> _Exercise goal_: Reproduce all of the data below without alteration; exclude every picture.

> _Raw data_:
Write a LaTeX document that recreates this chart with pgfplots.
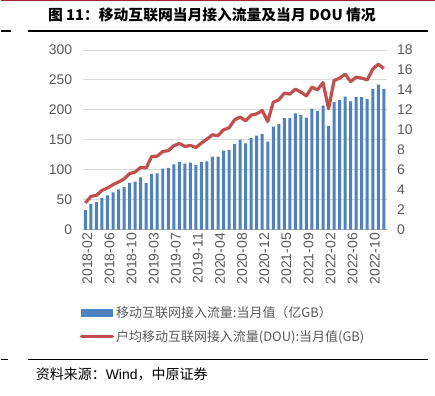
\documentclass[border=0pt]{standalone}
\usepackage{fontspec}
\setmainfont{Liberation Sans}
\newfontfamily\cjk{Noto Sans CJK SC}
\usepackage{pgfplots}
\usepackage{pgfplotstable}
\pgfplotsset{compat=1.18}
\definecolor{barblue}{HTML}{4F81BD}
\definecolor{linered}{HTML}{C0504D}
\definecolor{tickgray}{HTML}{595959}
\definecolor{gridgray}{HTML}{D9D9D9}
\definecolor{topred}{HTML}{A02B2B}

\pgfplotstableread{
i bar dou
0 33 2.67
1 43 3.33
2 46 3.43
3 53 3.93
4 57 4.17
5 62 4.50
6 67 4.77
7 71 5.07
8 78 5.60
9 80 5.77
10 87 6.23
11 78 6.17
12 93 7.33
13 94 7.35
14 102 7.83
15 103 7.90
16 109 8.40
17 113 8.63
18 110 8.33
19 112 8.43
20 108 8.23
21 113 8.67
22 114 9.07
23 122 9.50
24 122 9.40
25 132 10.00
26 133 10.20
27 143 11.00
28 150 11.27
29 144 10.90
30 153 11.47
31 157 11.60
32 160 11.93
33 147 10.83
34 172 12.77
35 176 13.00
36 186 13.67
37 186 13.57
38 194 14.07
39 191 13.77
40 187 13.40
41 202 14.27
42 198 14.00
43 207 14.73
44 173 12.10
45 213 14.93
46 216 15.17
47 222 15.57
48 214 14.83
49 221 15.27
50 221 15.17
51 218 15.00
52 235 16.07
53 242 16.57
54 235 16.13
}\datatable

\begin{document}
\begin{tikzpicture}
\path (0pt,0pt) rectangle (435pt,396pt);
\fill[topred] (0pt,394.6pt) rectangle (435pt,396pt);
\node[anchor=center, inner sep=0pt] at (211.5pt,381pt) {\cjk\bfseries\fontsize{14.8}{16}\selectfont 图 11：移动互联网当月接入流量及当月 DOU 情况};
\draw[line width=1.5pt] (27pt,365pt) -- (428pt,365pt);
\draw[line width=1.5pt] (0pt,365pt) -- (10pt,365pt);
\draw[line width=1.5pt] (27pt,36pt) -- (428pt,36pt);
\draw[line width=1.5pt] (0pt,36pt) -- (7pt,36pt);
\node[anchor=west, inner sep=0pt] at (35pt,21pt) {\fontsize{14}{16}\selectfont{\cjk 资料来源：}Wind{\cjk ，中原证券}};

\begin{axis}[at={(82pt,166pt)}, anchor=south west, scale only axis,
  width=304.5pt, height=180pt,
  xmin=-0.5, xmax=54.5, ymin=0, ymax=300, ytick={0,50,...,300},
  xtick={0,4,...,52},
  xticklabels={2018-02,2018-06,2018-10,2019-03,2019-07,2019-11,2020-04,2020-08,2020-12,2021-05,2021-09,2022-02,2022-06,2022-10},
  /pgf/number format/assume math mode=true,
  axis lines*=left,
  y axis line style={draw=none},
  x axis line style={draw=gridgray!80!black, line width=0.75pt},
  tick style={draw=none},
  ymajorgrids, grid style={draw=gridgray, line width=0.75pt},
  x tick label style={rotate=90, anchor=east, font=\fontsize{14}{14}\selectfont, text=tickgray, yshift=-2pt},
  y tick label style={font=\fontsize{14}{14}\selectfont, text=tickgray, xshift=-7pt},
  clip=false,
]
\addplot[ybar, bar width=3pt, fill=barblue, draw=none] table[x=i,y=bar]{\datatable};
\end{axis}

\begin{axis}[at={(82pt,166pt)}, anchor=south west, scale only axis,
  width=304.5pt, height=180pt,
  xmin=-0.5, xmax=54.5, ymin=0, ymax=18, ytick={0,2,...,18},
  /pgf/number format/assume math mode=true,
  axis y line*=right, axis x line=none,
  y axis line style={draw=none},
  tick style={draw=none},
  y tick label style={font=\fontsize{14}{14}\selectfont, text=tickgray, xshift=7pt},
  legend style={at={(axis description cs:-0.02,-0.405)}, anchor=north west, draw=none, fill=none,
    font=\cjk\fontsize{13}{14}\selectfont, text=tickgray, row sep=7pt},
  legend cell align=left,
  clip=false,
]
\addlegendimage{legend image code/.code={\fill[barblue] (0pt,-3.5pt) rectangle (31pt,3.5pt);}}
\addlegendentry{移动互联网接入流量:当月值（亿GB）}
\addplot[linered, line width=3.2pt, line join=round,
  legend image code/.code={\draw[linered, line width=3.5pt, line cap=round] (0pt,0pt) -- (31pt,0pt);}]
  table[x=i,y=dou]{\datatable};
\addlegendentry{户均移动互联网接入流量(DOU):当月值(GB)}
\end{axis}
\end{tikzpicture}
\end{document}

> _Final result_:
Write a LaTeX document that recreates this chart with pgfplots.
\documentclass[border=0pt]{standalone}
\usepackage{fontspec}
\setmainfont{Liberation Sans}
\newfontfamily\cjk{Noto Sans CJK SC}
\usepackage{pgfplots}
\usepackage{pgfplotstable}
\pgfplotsset{compat=1.18}
\definecolor{barblue}{HTML}{4F81BD}
\definecolor{linered}{HTML}{C0504D}
\definecolor{tickgray}{HTML}{595959}
\definecolor{gridgray}{HTML}{D9D9D9}
\definecolor{topred}{HTML}{A02B2B}

\pgfplotstableread{
i bar dou
0 33 2.67
1 43 3.33
2 46 3.43
3 53 3.93
4 57 4.17
5 62 4.50
6 67 4.77
7 71 5.07
8 78 5.60
9 80 5.77
10 87 6.23
11 78 6.17
12 93 7.33
13 94 7.35
14 102 7.83
15 103 7.90
16 109 8.40
17 113 8.63
18 110 8.33
19 112 8.43
20 108 8.23
21 113 8.67
22 114 9.07
23 122 9.50
24 122 9.40
25 132 10.00
26 133 10.20
27 143 11.00
28 150 11.27
29 144 10.90
30 153 11.47
31 157 11.60
32 160 11.93
33 147 10.83
34 172 12.77
35 176 13.00
36 186 13.67
37 186 13.57
38 194 14.07
39 191 13.77
40 187 13.40
41 202 14.27
42 198 14.00
43 207 14.73
44 173 12.10
45 213 14.93
46 216 15.17
47 222 15.57
48 214 14.83
49 221 15.27
50 221 15.17
51 218 15.00
52 235 16.07
53 242 16.57
54 235 16.13
}\datatable

\begin{document}
\begin{tikzpicture}
\path (0pt,0pt) rectangle (435pt,396pt);
\fill[topred] (0pt,394.6pt) rectangle (435pt,396pt);
\node[anchor=center, inner sep=0pt] at (211.5pt,381pt) {\cjk\bfseries\fontsize{14.8}{16}\selectfont 图 11：移动互联网当月接入流量及当月 DOU 情况};
\draw[line width=1.5pt] (27pt,365pt) -- (428pt,365pt);
\draw[line width=1.5pt] (0pt,365pt) -- (10pt,365pt);
\draw[line width=1.5pt] (27pt,36pt) -- (428pt,36pt);
\draw[line width=1.5pt] (0pt,36pt) -- (7pt,36pt);
\node[anchor=west, inner sep=0pt] at (35pt,21pt) {\fontsize{14}{16}\selectfont{\cjk 资料来源：}Wind{\cjk ，中原证券}};

\begin{axis}[at={(82pt,166pt)}, anchor=south west, scale only axis,
  width=304.5pt, height=180pt,
  xmin=-0.5, xmax=54.5, ymin=0, ymax=300, ytick={0,50,...,300},
  xtick={0,4,...,52},
  xticklabels={2018-02,2018-06,2018-10,2019-03,2019-07,2019-11,2020-04,2020-08,2020-12,2021-05,2021-09,2022-02,2022-06,2022-10},
  /pgf/number format/assume math mode=true,
  axis lines*=left,
  y axis line style={draw=none},
  x axis line style={draw=gridgray!80!black, line width=0.75pt},
  tick style={draw=none},
  ymajorgrids, grid style={draw=gridgray, line width=0.75pt},
  x tick label style={rotate=90, anchor=east, font=\fontsize{14}{14}\selectfont, text=tickgray, yshift=-2pt},
  y tick label style={font=\fontsize{14}{14}\selectfont, text=tickgray, xshift=-7pt},
  clip=false,
]
\addplot[ybar, bar width=3pt, fill=barblue, draw=none] table[x=i,y=bar]{\datatable};
\end{axis}

\begin{axis}[at={(82pt,166pt)}, anchor=south west, scale only axis,
  width=304.5pt, height=180pt,
  xmin=-0.5, xmax=54.5, ymin=0, ymax=18, ytick={0,2,...,18},
  /pgf/number format/assume math mode=true,
  axis y line*=right, axis x line=none,
  y axis line style={draw=none},
  tick style={draw=none},
  y tick label style={font=\fontsize{14}{14}\selectfont, text=tickgray, xshift=7pt},
  legend style={at={(axis description cs:-0.02,-0.405)}, anchor=north west, draw=none, fill=none,
    font=\cjk\fontsize{13}{14}\selectfont, text=tickgray, row sep=7pt},
  legend cell align=left,
  clip=false,
]
\addlegendimage{legend image code/.code={\fill[barblue] (0pt,-3.5pt) rectangle (31pt,3.5pt);}}
\addlegendentry{移动互联网接入流量:当月值（亿GB）}
\addplot[linered, line width=3.2pt, line join=round,
  legend image code/.code={\draw[linered, line width=3.5pt, line cap=round] (0pt,0pt) -- (31pt,0pt);}]
  table[x=i,y=dou]{\datatable};
\addlegendentry{户均移动互联网接入流量(DOU):当月值(GB)}
\end{axis}
\end{tikzpicture}
\end{document}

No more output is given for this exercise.